## start Recorded data

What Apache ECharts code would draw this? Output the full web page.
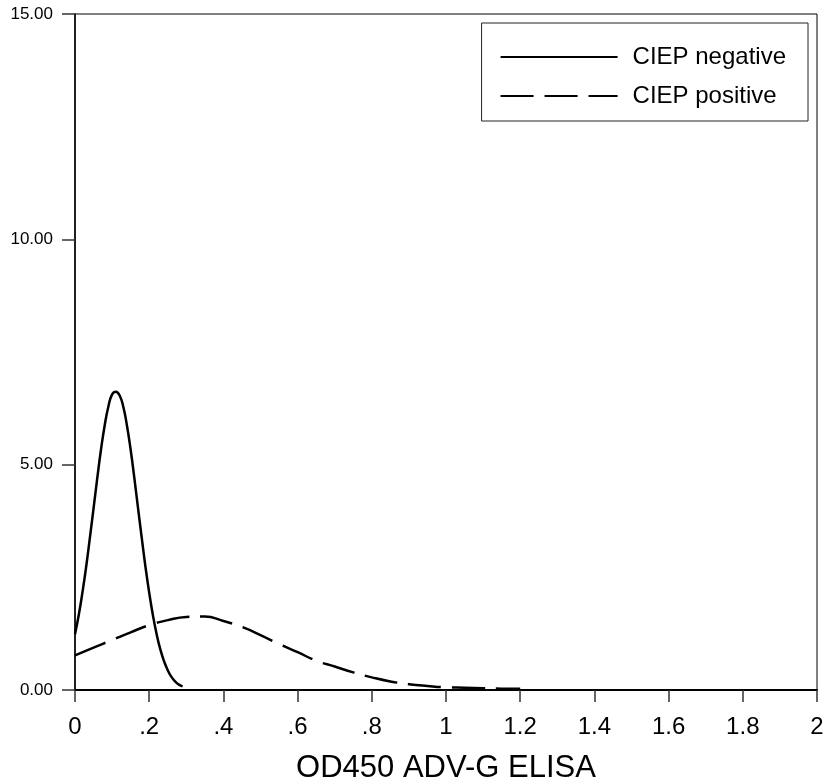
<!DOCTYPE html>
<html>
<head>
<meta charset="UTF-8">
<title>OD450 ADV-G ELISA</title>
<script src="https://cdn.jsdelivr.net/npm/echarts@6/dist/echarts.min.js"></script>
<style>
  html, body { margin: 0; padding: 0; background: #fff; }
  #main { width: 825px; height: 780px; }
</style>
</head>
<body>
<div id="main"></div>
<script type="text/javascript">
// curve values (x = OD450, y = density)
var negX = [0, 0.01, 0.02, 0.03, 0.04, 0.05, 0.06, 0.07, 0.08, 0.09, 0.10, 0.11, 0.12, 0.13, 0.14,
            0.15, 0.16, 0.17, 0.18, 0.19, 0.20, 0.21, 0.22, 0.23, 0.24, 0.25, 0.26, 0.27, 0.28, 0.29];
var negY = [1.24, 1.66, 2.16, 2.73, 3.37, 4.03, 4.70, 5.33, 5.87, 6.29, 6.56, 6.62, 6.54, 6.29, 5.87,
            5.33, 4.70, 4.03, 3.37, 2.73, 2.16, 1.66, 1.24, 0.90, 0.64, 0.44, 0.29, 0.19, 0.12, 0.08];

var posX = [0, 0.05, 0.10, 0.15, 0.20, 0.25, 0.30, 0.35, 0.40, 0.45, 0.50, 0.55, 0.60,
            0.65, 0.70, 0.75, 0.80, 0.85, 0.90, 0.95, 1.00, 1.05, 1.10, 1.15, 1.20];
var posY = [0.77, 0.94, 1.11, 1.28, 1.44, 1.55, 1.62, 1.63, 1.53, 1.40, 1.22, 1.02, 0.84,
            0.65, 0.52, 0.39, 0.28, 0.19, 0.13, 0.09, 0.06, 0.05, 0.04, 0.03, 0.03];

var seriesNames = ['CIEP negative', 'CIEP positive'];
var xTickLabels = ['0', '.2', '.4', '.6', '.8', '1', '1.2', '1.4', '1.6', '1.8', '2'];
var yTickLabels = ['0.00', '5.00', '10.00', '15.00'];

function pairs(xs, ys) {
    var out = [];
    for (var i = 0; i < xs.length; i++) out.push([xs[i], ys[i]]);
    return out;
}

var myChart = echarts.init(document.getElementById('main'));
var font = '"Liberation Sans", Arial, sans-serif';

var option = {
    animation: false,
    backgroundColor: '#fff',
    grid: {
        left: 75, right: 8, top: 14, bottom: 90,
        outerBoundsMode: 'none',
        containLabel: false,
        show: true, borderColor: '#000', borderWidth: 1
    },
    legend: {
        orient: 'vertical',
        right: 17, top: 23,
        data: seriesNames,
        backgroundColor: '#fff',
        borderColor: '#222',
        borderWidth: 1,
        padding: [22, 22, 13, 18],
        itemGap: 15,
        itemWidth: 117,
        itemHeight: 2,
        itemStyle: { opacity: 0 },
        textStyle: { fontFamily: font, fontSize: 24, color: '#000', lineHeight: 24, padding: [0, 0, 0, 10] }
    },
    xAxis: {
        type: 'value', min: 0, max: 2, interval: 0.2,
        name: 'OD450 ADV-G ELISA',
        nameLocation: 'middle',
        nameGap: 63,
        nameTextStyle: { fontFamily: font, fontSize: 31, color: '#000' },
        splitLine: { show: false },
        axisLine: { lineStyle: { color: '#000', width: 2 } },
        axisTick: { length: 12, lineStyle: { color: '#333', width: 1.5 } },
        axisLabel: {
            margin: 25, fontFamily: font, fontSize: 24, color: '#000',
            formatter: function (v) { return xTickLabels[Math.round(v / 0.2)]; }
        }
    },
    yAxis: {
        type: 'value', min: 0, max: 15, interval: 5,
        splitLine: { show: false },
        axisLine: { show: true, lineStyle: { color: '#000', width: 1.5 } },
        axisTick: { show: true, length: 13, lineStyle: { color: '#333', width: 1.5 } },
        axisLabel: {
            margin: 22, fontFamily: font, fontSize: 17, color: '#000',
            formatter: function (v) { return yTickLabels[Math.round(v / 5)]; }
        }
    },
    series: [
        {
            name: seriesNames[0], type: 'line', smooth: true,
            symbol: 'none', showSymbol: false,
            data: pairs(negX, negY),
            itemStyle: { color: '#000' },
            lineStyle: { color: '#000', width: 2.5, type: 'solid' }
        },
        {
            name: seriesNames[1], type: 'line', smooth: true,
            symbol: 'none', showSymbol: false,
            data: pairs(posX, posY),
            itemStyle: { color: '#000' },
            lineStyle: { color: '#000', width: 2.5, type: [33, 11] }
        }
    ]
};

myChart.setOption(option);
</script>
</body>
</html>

## end Recorded data

Leave the images out, please, and restate each line word for word.

*Response to the exercise*.
What Apache ECharts code would draw this? Output the full web page.
<!DOCTYPE html>
<html>
<head>
<meta charset="UTF-8">
<title>OD450 ADV-G ELISA</title>
<script src="https://cdn.jsdelivr.net/npm/echarts@6/dist/echarts.min.js"></script>
<style>
  html, body { margin: 0; padding: 0; background: #fff; }
  #main { width: 825px; height: 780px; }
</style>
</head>
<body>
<div id="main"></div>
<script type="text/javascript">
// curve values (x = OD450, y = density)
var negX = [0, 0.01, 0.02, 0.03, 0.04, 0.05, 0.06, 0.07, 0.08, 0.09, 0.10, 0.11, 0.12, 0.13, 0.14,
            0.15, 0.16, 0.17, 0.18, 0.19, 0.20, 0.21, 0.22, 0.23, 0.24, 0.25, 0.26, 0.27, 0.28, 0.29];
var negY = [1.24, 1.66, 2.16, 2.73, 3.37, 4.03, 4.70, 5.33, 5.87, 6.29, 6.56, 6.62, 6.54, 6.29, 5.87,
            5.33, 4.70, 4.03, 3.37, 2.73, 2.16, 1.66, 1.24, 0.90, 0.64, 0.44, 0.29, 0.19, 0.12, 0.08];

var posX = [0, 0.05, 0.10, 0.15, 0.20, 0.25, 0.30, 0.35, 0.40, 0.45, 0.50, 0.55, 0.60,
            0.65, 0.70, 0.75, 0.80, 0.85, 0.90, 0.95, 1.00, 1.05, 1.10, 1.15, 1.20];
var posY = [0.77, 0.94, 1.11, 1.28, 1.44, 1.55, 1.62, 1.63, 1.53, 1.40, 1.22, 1.02, 0.84,
            0.65, 0.52, 0.39, 0.28, 0.19, 0.13, 0.09, 0.06, 0.05, 0.04, 0.03, 0.03];

var seriesNames = ['CIEP negative', 'CIEP positive'];
var xTickLabels = ['0', '.2', '.4', '.6', '.8', '1', '1.2', '1.4', '1.6', '1.8', '2'];
var yTickLabels = ['0.00', '5.00', '10.00', '15.00'];

function pairs(xs, ys) {
    var out = [];
    for (var i = 0; i < xs.length; i++) out.push([xs[i], ys[i]]);
    return out;
}

var myChart = echarts.init(document.getElementById('main'));
var font = '"Liberation Sans", Arial, sans-serif';

var option = {
    animation: false,
    backgroundColor: '#fff',
    grid: {
        left: 75, right: 8, top: 14, bottom: 90,
        outerBoundsMode: 'none',
        containLabel: false,
        show: true, borderColor: '#000', borderWidth: 1
    },
    legend: {
        orient: 'vertical',
        right: 17, top: 23,
        data: seriesNames,
        backgroundColor: '#fff',
        borderColor: '#222',
        borderWidth: 1,
        padding: [22, 22, 13, 18],
        itemGap: 15,
        itemWidth: 117,
        itemHeight: 2,
        itemStyle: { opacity: 0 },
        textStyle: { fontFamily: font, fontSize: 24, color: '#000', lineHeight: 24, padding: [0, 0, 0, 10] }
    },
    xAxis: {
        type: 'value', min: 0, max: 2, interval: 0.2,
        name: 'OD450 ADV-G ELISA',
        nameLocation: 'middle',
        nameGap: 63,
        nameTextStyle: { fontFamily: font, fontSize: 31, color: '#000' },
        splitLine: { show: false },
        axisLine: { lineStyle: { color: '#000', width: 2 } },
        axisTick: { length: 12, lineStyle: { color: '#333', width: 1.5 } },
        axisLabel: {
            margin: 25, fontFamily: font, fontSize: 24, color: '#000',
            formatter: function (v) { return xTickLabels[Math.round(v / 0.2)]; }
        }
    },
    yAxis: {
        type: 'value', min: 0, max: 15, interval: 5,
        splitLine: { show: false },
        axisLine: { show: true, lineStyle: { color: '#000', width: 1.5 } },
        axisTick: { show: true, length: 13, lineStyle: { color: '#333', width: 1.5 } },
        axisLabel: {
            margin: 22, fontFamily: font, fontSize: 17, color: '#000',
            formatter: function (v) { return yTickLabels[Math.round(v / 5)]; }
        }
    },
    series: [
        {
            name: seriesNames[0], type: 'line', smooth: true,
            symbol: 'none', showSymbol: false,
            data: pairs(negX, negY),
            itemStyle: { color: '#000' },
            lineStyle: { color: '#000', width: 2.5, type: 'solid' }
        },
        {
            name: seriesNames[1], type: 'line', smooth: true,
            symbol: 'none', showSymbol: false,
            data: pairs(posX, posY),
            itemStyle: { color: '#000' },
            lineStyle: { color: '#000', width: 2.5, type: [33, 11] }
        }
    ]
};

myChart.setOption(option);
</script>
</body>
</html>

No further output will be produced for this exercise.